Please say how many lines of the listing hold "that", with no other words in the answer.

○ ○ ○

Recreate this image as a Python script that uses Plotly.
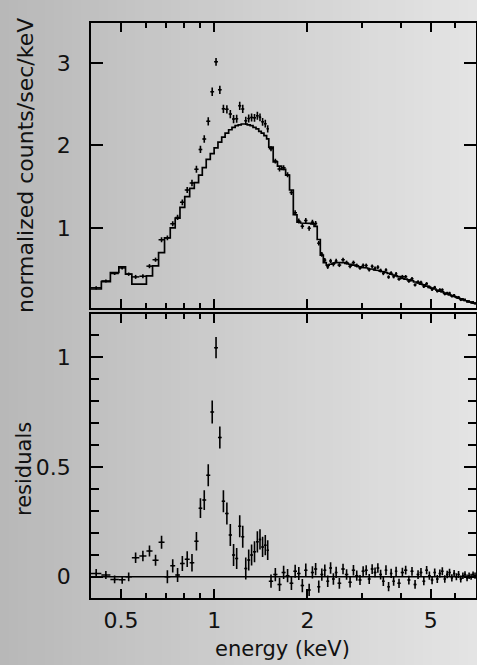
import numpy as np
import plotly.graph_objects as go

# Channel-group boundaries (keV)
edges = [
    0.400, 0.432, 0.462, 0.492, 0.517, 0.542, 0.573, 0.604, 0.632, 0.661,
    0.691, 0.721, 0.748, 0.775, 0.803, 0.833, 0.862, 0.890, 0.915, 0.942,
    0.971, 0.999, 1.028, 1.057, 1.084, 1.113, 1.141, 1.168, 1.195, 1.222,
    1.250, 1.278, 1.306, 1.334, 1.364, 1.392, 1.418, 1.447, 1.476,
    1.50, 1.55, 1.60, 1.65, 1.70, 1.75, 1.80, 1.85, 1.90, 1.95, 2.00,
    2.05, 2.10, 2.15, 2.20, 2.25, 2.30, 2.35, 2.40, 2.45, 2.50,
    2.57, 2.64, 2.71, 2.78, 2.85, 2.92, 2.99, 3.06, 3.13, 3.20,
    3.27, 3.34, 3.41, 3.48, 3.55, 3.62, 3.69, 3.76, 3.83, 3.90,
    4.00, 4.10, 4.20, 4.30, 4.40, 4.50, 4.60, 4.70, 4.80, 4.90,
    5.00, 5.10, 5.20, 5.30, 5.40, 5.50, 5.60, 5.70, 5.80, 5.90,
    6.00, 6.10, 6.20, 6.30, 6.40, 6.50, 6.60, 6.70, 6.80, 6.90, 7.00,
]

# Folded model (normalized counts/sec/keV) per channel group
model = [
    0.26, 0.35, 0.46, 0.53, 0.44, 0.32, 0.32, 0.42, 0.54, 0.70,
    0.88, 1.00, 1.12, 1.25, 1.38, 1.48, 1.55, 1.64, 1.73, 1.83,
    1.90, 1.97, 2.04, 2.10, 2.15, 2.19, 2.22, 2.24, 2.25, 2.26,
    2.26, 2.25, 2.24, 2.22, 2.20, 2.17, 2.15, 2.12, 2.08,
    1.98, 1.80, 1.75, 1.71, 1.64, 1.46, 1.16, 1.07, 1.06, 1.06,
    1.055, 1.05, 1.02, 0.86, 0.67, 0.58, 0.55, 0.56, 0.57, 0.58,
    0.58, 0.58, 0.57, 0.56, 0.55, 0.54, 0.53, 0.52, 0.515, 0.505,
    0.50, 0.49, 0.485, 0.475, 0.47, 0.46, 0.45, 0.44, 0.43, 0.42,
    0.41, 0.39, 0.38, 0.37, 0.36, 0.345, 0.335, 0.32, 0.31, 0.295,
    0.28, 0.27, 0.26, 0.245, 0.235, 0.225, 0.21, 0.20, 0.19, 0.18,
    0.17, 0.16, 0.15, 0.14, 0.13, 0.12, 0.115, 0.105, 0.098, 0.09, 0.082,
]

# Residuals (data - model)
resid = [
    0.015, 0.008, -0.012, -0.014, 0.0, 0.087, 0.095, 0.117, 0.075, 0.157,
    0.0, 0.05, 0.008, 0.06, 0.08, 0.064, 0.162, 0.312, 0.349, 0.462,
    0.75, 1.043, 0.634, 0.344, 0.288, 0.19, 0.099, 0.083, 0.23, 0.182,
    0.038, 0.076, 0.099, 0.114, 0.159, 0.17, 0.136, 0.144, 0.121,
    -0.02, 0.01, -0.035, 0.02, 0.005, -0.03, 0.025, 0.015, -0.04, 0.03,
    -0.06, 0.02, 0.035, -0.045, 0.01, 0.03, -0.02, 0.04, -0.01, 0.02,
    -0.03, 0.035, 0.01, -0.025, 0.03, 0.005, -0.015, 0.025, 0.03, -0.01,
    0.035, 0.02, 0.04, 0.01, -0.02, 0.03, -0.045, 0.015, -0.02, 0.025,
    -0.03, 0.02, 0.03, -0.015, 0.025, -0.035, 0.01, 0.02, -0.02, 0.03,
    0.005, -0.015, 0.02, -0.01, 0.015, 0.025, -0.01, 0.01, 0.02, -0.005,
    0.015, 0.0, 0.01, -0.01, 0.005, 0.01, -0.005, 0.005, 0.0, 0.01, 0.005,
]

# 1-sigma uncertainties
err = [
    0.02, 0.018, 0.018, 0.018, 0.02, 0.024, 0.024, 0.025, 0.025, 0.03,
    0.03, 0.03, 0.032, 0.034, 0.036, 0.04, 0.042, 0.045, 0.045, 0.05,
    0.052, 0.048, 0.05, 0.05, 0.05, 0.05, 0.05, 0.048, 0.05, 0.05,
    0.05, 0.048, 0.048, 0.048, 0.048, 0.046, 0.046, 0.046, 0.045,
    0.03, 0.03, 0.03, 0.03, 0.03, 0.03, 0.03, 0.03, 0.03, 0.03,
    0.028, 0.028, 0.028, 0.028, 0.028, 0.026, 0.026, 0.026, 0.026, 0.026,
    0.024, 0.024, 0.024, 0.024, 0.024, 0.023, 0.023, 0.023, 0.023, 0.023,
    0.022, 0.022, 0.022, 0.022, 0.022, 0.022, 0.021, 0.021, 0.021, 0.021,
    0.021, 0.021, 0.02, 0.02, 0.02, 0.02, 0.02, 0.02, 0.019, 0.019,
    0.019, 0.019, 0.018, 0.018, 0.018, 0.018, 0.017, 0.017, 0.017, 0.017,
    0.016, 0.016, 0.016, 0.016, 0.015, 0.015, 0.015, 0.015, 0.014, 0.014, 0.014,
]

x_major = [0.5, 1, 2, 5]
x_major_text = ["0.5", "1", "2", "5"]
x_minor = [0.4, 0.6, 0.7, 0.8, 0.9, 3, 4, 6, 7]
y1_major = [1, 2, 3]
y2_major = [0, 0.5, 1]
y2_major_text = ["0", "0.5", "1"]
y2_minor = [0.1, 0.2, 0.3, 0.4, 0.6, 0.7, 0.8, 0.9, 1.1]

lo = np.array(edges[:-1])
hi = np.array(edges[1:])
centre = np.sqrt(lo * hi)
mdl = np.array(model)
res = np.array(resid)
sig = np.array(err)
counts = mdl + res

# histogram outline of the model
step_x = np.column_stack([lo, hi]).ravel()
step_y = np.column_stack([mdl, mdl]).ravel()

INK = "black"
FONT = "DejaVu Sans"
W, H = 477, 665

fig = go.Figure()

fig.add_trace(go.Scatter(
    x=step_x, y=step_y, mode="lines", line=dict(color=INK, width=1.7),
    xaxis="x", yaxis="y", showlegend=False, hoverinfo="skip"))

cross = dict(
    mode="markers", marker=dict(size=2, color=INK), showlegend=False,
    error_x=dict(type="data", symmetric=False, array=hi - centre,
                 arrayminus=centre - lo, width=0, thickness=1.5, color=INK),
    error_y=dict(type="data", array=sig, width=0, thickness=1.6, color=INK),
)
fig.add_trace(go.Scatter(x=centre, y=counts, xaxis="x", yaxis="y", **cross))

fig.add_trace(go.Scatter(
    x=[edges[0], edges[-1]], y=[0, 0], mode="lines",
    line=dict(color=INK, width=1.7), xaxis="x2", yaxis="y2",
    showlegend=False, hoverinfo="skip"))
fig.add_trace(go.Scatter(x=centre, y=res, xaxis="x2", yaxis="y2", **cross))

x_dom = [91 / W, 476 / W]
top_dom = [(H - 308.0) / H, (H - 23.3) / H]
bot_dom = [(H - 598.3) / H, (H - 313.8) / H]

frame = dict(showline=True, linecolor=INK, linewidth=1.8, mirror="allticks",
             ticks="inside", tickcolor=INK, tickwidth=1.5, showgrid=False,
             zeroline=False, automargin=False)

xcommon = dict(type="log", range=[np.log10(edges[0]), np.log10(edges[-1])],
               domain=x_dom, tickmode="array", tickvals=x_major,
               ticktext=x_major_text, ticklen=9,
               minor=dict(tickmode="array", tickvals=x_minor, ticks="inside",
                          ticklen=5, tickwidth=1.5, tickcolor=INK),
               **frame)

fig.update_layout(
    width=W, height=H,
    margin=dict(l=0, r=0, t=0, b=0),
    paper_bgcolor="#d0d0d0",
    plot_bgcolor="rgba(0,0,0,0)",
    font=dict(family=FONT, size=22, color="#111111"),
    showlegend=False,
    xaxis=dict(anchor="y", showticklabels=False, **xcommon),
    xaxis2=dict(anchor="y2", matches="x", showticklabels=True,
                ticklabelstandoff=1, tickfont=dict(size=22), **xcommon),
    yaxis=dict(anchor="x", domain=top_dom, range=[0.03, 3.48],
               tickmode="array", tickvals=y1_major, ticklen=12,
               ticklabelstandoff=14, tickfont=dict(size=22), **frame),
    yaxis2=dict(anchor="x2", domain=bot_dom, range=[-0.098, 1.197],
                tickmode="array", tickvals=y2_major, ticktext=y2_major_text,
                ticklen=12, ticklabelstandoff=14, tickfont=dict(size=22),
                minor=dict(tickmode="array", tickvals=y2_minor, ticks="inside",
                           ticklen=8, tickwidth=1.5, tickcolor=INK),
                **frame),
)

# soft left-to-right grey shading of the page; solid columns on whole-pixel
# boundaries so that no seams show between them
shapes = []
col_px, n_cols = 9, 53          # 53 * 9 = 477
c_left, c_right = 184, 228
for i in range(n_cols):
    g = int(round(c_left + (c_right - c_left) * i / (n_cols - 1)))
    shapes.append(dict(type="rect", xref="paper", yref="paper",
                       x0=i * col_px / W, x1=(i + 1) * col_px / W,
                       y0=0, y1=1, layer="below", line=dict(width=0),
                       fillcolor=f"rgb({g},{g},{g})"))
fig.update_layout(shapes=shapes)

titles = [
    ("normalized counts/sec/keV", 25, 166, -90, 22),
    ("residuals", 24, 469, -90, 21),
    ("energy (keV)", 282.5, 649, 0, 21),
]
for text, px, py, ang, size in titles:
    fig.add_annotation(text=text, xref="paper", yref="paper",
                       x=px / W, y=(H - py) / H, xanchor="center",
                       yanchor="middle", showarrow=False, textangle=ang,
                       font=dict(family=FONT, size=size, color="#111111"))

fig.write_html("out.html")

○ ○ ○

§ **Reply to the exercise**: 2